### Exercise prompt
Reproduce the listing below exactly, beginning with its first line and ending with the line that holds "const xTicks = [0, 24, 48, 96, 192];"; pictures are not part of the copy.

### Information shown
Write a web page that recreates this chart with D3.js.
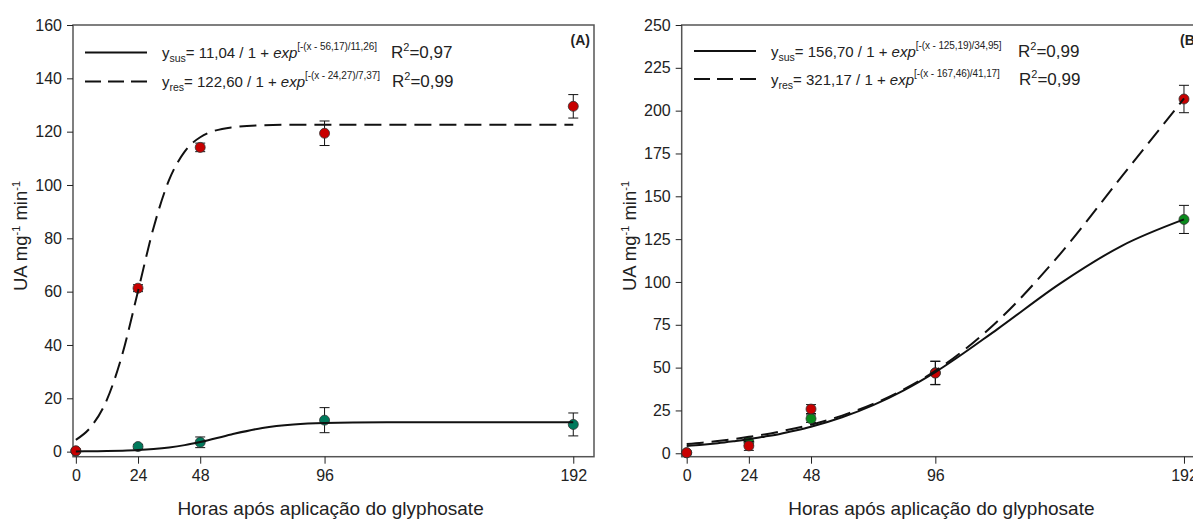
<!DOCTYPE html>
<html>
<head>
<meta charset="utf-8">
<script src="https://cdn.jsdelivr.net/npm/d3@7"></script>
<style>
  body { margin: 0; background: #fff; }
  text { font-family: "Liberation Sans", Arial, sans-serif; fill: #222; }
</style>
</head>
<body>
<script>
const w = 1193;
const h = 520;

// sampling hours
const hours = [0, 24, 48, 96, 192];
const xTicks = [0, 24, 48, 96, 192];

// panel A values (means and error)
const aRes = [0.3, 61.3, 114.1, 119.4, 129.5];
const aResErr = [0.6, 1.3, 1.6, 4.6, 4.4];
const aSus = [0.2, 1.9, 3.5, 11.8, 10.2];
const aSusErr = [0.3, 0.8, 2.0, 4.7, 4.3];

// panel B values
const bRes = [0.3, 4.3, 25.8, 46.8, 206.8];
const bResErr = [0.5, 2.6, 2.6, 6.8, 8.0];
const bSus = [0.3, 6.6, 20.2, 47.0, 136.5];
const bSusErr = [0.5, 2.0, 2.2, 6.8, 8.2];

// fitted curves read along the hour axis
const curveHours = [0, 6, 12, 18, 24, 30, 36, 42, 48, 60, 72, 84, 96, 120, 144, 168, 192];
const aResCurve = [4.4, 9.5, 19.5, 36.7, 60.2, 84.0, 101.9, 112.5, 117.9, 121.6, 122.4, 122.6, 122.6, 122.6, 122.6, 122.6, 122.6];
const aSusCurve = [0.08, 0.13, 0.21, 0.36, 0.60, 0.99, 1.58, 2.44, 3.60, 6.45, 8.87, 10.18, 10.73, 11.0, 11.04, 11.04, 11.04];
const bResCurve = [5.4, 6.2, 7.2, 8.3, 9.6, 11.0, 12.7, 14.6, 16.7, 22.0, 28.8, 37.4, 48.1, 77.1, 116.0, 161.6, 207.1];
const bSusCurve = [4.3, 5.0, 5.9, 7.0, 8.2, 9.7, 11.3, 13.3, 15.5, 21.0, 28.1, 36.9, 47.4, 72.5, 98.9, 121.1, 136.5];

// legend texts
const aLegend = [
  { sub: "sus", coef: "= 11,04 / 1 + ", sup: "[-(x - 56,17)/11,26]", r2: "=0,97", dash: false },
  { sub: "res", coef: "= 122,60 / 1 + ", sup: "[-(x - 24,27)/7,37]", r2: "=0,99", dash: true }
];
const bLegend = [
  { sub: "sus", coef: "= 156,70 / 1 + ", sup: "[-(x - 125,19)/34,95]", r2: "=0,99", dash: false },
  { sub: "res", coef: "= 321,17 / 1 + ", sup: "[-(x - 167,46)/41,17]", r2: "=0,99", dash: true }
];

const svg = d3.select("body").append("svg")
  .attr("width", w)
  .attr("height", h);

function drawPanel(cfg) {
  const x = d3.scaleLinear().domain(cfg.xDomain).range(cfg.xRange);
  const y = d3.scaleLinear().domain(cfg.yDomain).range([456.7, 25]);
  const g = svg.append("g");

  // frame
  g.append("rect")
    .attr("x", cfg.xRange[0]).attr("y", 25)
    .attr("width", cfg.xRange[1] - cfg.xRange[0])
    .attr("height", 456.7 - 25)
    .attr("fill", "none").attr("stroke", "#555").attr("stroke-width", 1.5);

  // axes
  const yAxis = g.append("g")
    .attr("transform", "translate(" + cfg.xRange[0] + ",0)")
    .call(d3.axisLeft(y).tickValues(cfg.yTicks).tickSize(6).tickPadding(5));
  const xAxis = g.append("g")
    .attr("transform", "translate(0,456.7)")
    .call(d3.axisBottom(x).tickValues(xTicks).tickSize(7).tickPadding(6));
  [yAxis, xAxis].forEach(a => {
    a.select(".domain").remove();
    a.selectAll("line").attr("stroke", "#222").attr("stroke-width", 1);
    a.selectAll("text").attr("font-size", 16).attr("fill", "#222")
      .attr("font-family", "Liberation Sans, Arial, sans-serif");
  });

  // axis titles
  g.append("text")
    .attr("x", (x(0) + x(192)) / 2 + 6).attr("y", 515)
    .attr("text-anchor", "middle").attr("font-size", 19)
    .text("Horas após aplicação do glyphosate");

  const yt = g.append("text")
    .attr("transform", "translate(" + (cfg.xRange[0] - 46) + ",236) rotate(-90)")
    .attr("text-anchor", "middle").attr("font-size", 18.5);
  yt.append("tspan").text("UA mg");
  yt.append("tspan").attr("font-size", 11).attr("dy", -7).text("-1");
  yt.append("tspan").attr("dy", 7).text(" min");
  yt.append("tspan").attr("font-size", 11).attr("dy", -7).text("-1");

  // points with error bars (sus first, res on top)
  const series = [
    { vals: cfg.sus, err: cfg.susErr, color: cfg.susColor },
    { vals: cfg.res, err: cfg.resErr, color: "#c80000" }
  ];
  series.forEach(s => {
    const pts = hours.map((hh, i) => ({ hh: hh, v: s.vals[i], e: s.err[i] }));
    const eb = g.append("g").selectAll("g").data(pts).enter().append("g")
      .attr("stroke", "#111").attr("stroke-width", 1);
    eb.append("line")
      .attr("x1", d => x(d.hh)).attr("x2", d => x(d.hh))
      .attr("y1", d => y(d.v - d.e)).attr("y2", d => y(d.v + d.e));
    eb.append("line")
      .attr("x1", d => x(d.hh) - 5).attr("x2", d => x(d.hh) + 5)
      .attr("y1", d => y(d.v + d.e)).attr("y2", d => y(d.v + d.e));
    eb.append("line")
      .attr("x1", d => x(d.hh) - 5).attr("x2", d => x(d.hh) + 5)
      .attr("y1", d => y(d.v - d.e)).attr("y2", d => y(d.v - d.e));
    g.append("g").selectAll("circle").data(pts).enter().append("circle")
      .attr("cx", d => x(d.hh)).attr("cy", d => y(d.v))
      .attr("r", 5)
      .attr("fill", s.color).attr("stroke", "#333").attr("stroke-width", 0.8);
  });

  // fitted curves
  const line = d3.line()
    .x(d => x(d[0])).y(d => y(d[1]))
    .curve(d3.curveMonotoneX);
  g.append("path")
    .datum(curveHours.map((hh, i) => [hh, cfg.susCurve[i]]))
    .attr("d", line).attr("fill", "none")
    .attr("stroke", "#111").attr("stroke-width", 2);
  g.append("path")
    .datum(curveHours.map((hh, i) => [hh, cfg.resCurve[i]]))
    .attr("d", line).attr("fill", "none")
    .attr("stroke", "#111").attr("stroke-width", 2)
    .attr("stroke-dasharray", "17,8");

  // legend
  cfg.legend.forEach((L, i) => {
    const ly = cfg.legY[i];
    g.append("line")
      .attr("x1", cfg.legX).attr("x2", cfg.legX + 62)
      .attr("y1", ly).attr("y2", ly)
      .attr("stroke", "#111").attr("stroke-width", 2)
      .attr("stroke-dasharray", L.dash ? "16,7" : null);
    const t = g.append("text")
      .attr("x", cfg.legX + 77).attr("y", ly + 5.5)
      .attr("font-size", 15);
    t.append("tspan").text("y");
    t.append("tspan").attr("font-size", 10.5).attr("dy", 4).text(L.sub);
    t.append("tspan").attr("dy", -4).text(L.coef);
    t.append("tspan").attr("font-style", "italic").text("exp");
    t.append("tspan").attr("font-size", 10).attr("dy", -8)
      .attr("letter-spacing", -0.1).text(L.sup);
    const r = g.append("text")
      .attr("x", cfg.r2X + (i ? 1 : 0)).attr("y", ly + 5.5)
      .attr("font-size", 17);
    r.append("tspan").text("R");
    r.append("tspan").attr("font-size", 11).attr("dy", -7).text("2");
    r.append("tspan").attr("dy", 7).text(L.r2);
  });

  g.append("text")
    .attr("x", cfg.tagX).attr("y", 45)
    .attr("text-anchor", cfg.tagAnchor)
    .attr("font-size", 14).attr("font-weight", "bold")
    .text(cfg.tag);
}

drawPanel({
  xDomain: [-1.1, 200], xRange: [73, 594],
  yDomain: [-1.9, 160], yTicks: d3.range(0, 161, 20),
  res: aRes, resErr: aResErr, sus: aSus, susErr: aSusErr,
  resCurve: aResCurve, susCurve: aSusCurve,
  susColor: "#007a5c",
  legend: aLegend, legX: 85, legY: [52.5, 81.5], r2X: 391,
  tag: "(A)", tagX: 590, tagAnchor: "end"
});

drawPanel({
  xDomain: [-1.93, 200], xRange: [681.7, 1204.7],
  yDomain: [-2, 250], yTicks: d3.range(0, 251, 25),
  res: bRes, resErr: bResErr, sus: bSus, susErr: bSusErr,
  resCurve: bResCurve, susCurve: bSusCurve,
  susColor: "#0a8a1c",
  legend: bLegend, legX: 694, legY: [51, 79], r2X: 1018,
  tag: "(B)", tagX: 1180, tagAnchor: "start"
});
</script>
</body>
</html>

### Answer to the problem
Write a web page that recreates this chart with D3.js.
<!DOCTYPE html>
<html>
<head>
<meta charset="utf-8">
<script src="https://cdn.jsdelivr.net/npm/d3@7"></script>
<style>
  body { margin: 0; background: #fff; }
  text { font-family: "Liberation Sans", Arial, sans-serif; fill: #222; }
</style>
</head>
<body>
<script>
const w = 1193;
const h = 520;

// sampling hours
const hours = [0, 24, 48, 96, 192];
const xTicks = [0, 24, 48, 96, 192];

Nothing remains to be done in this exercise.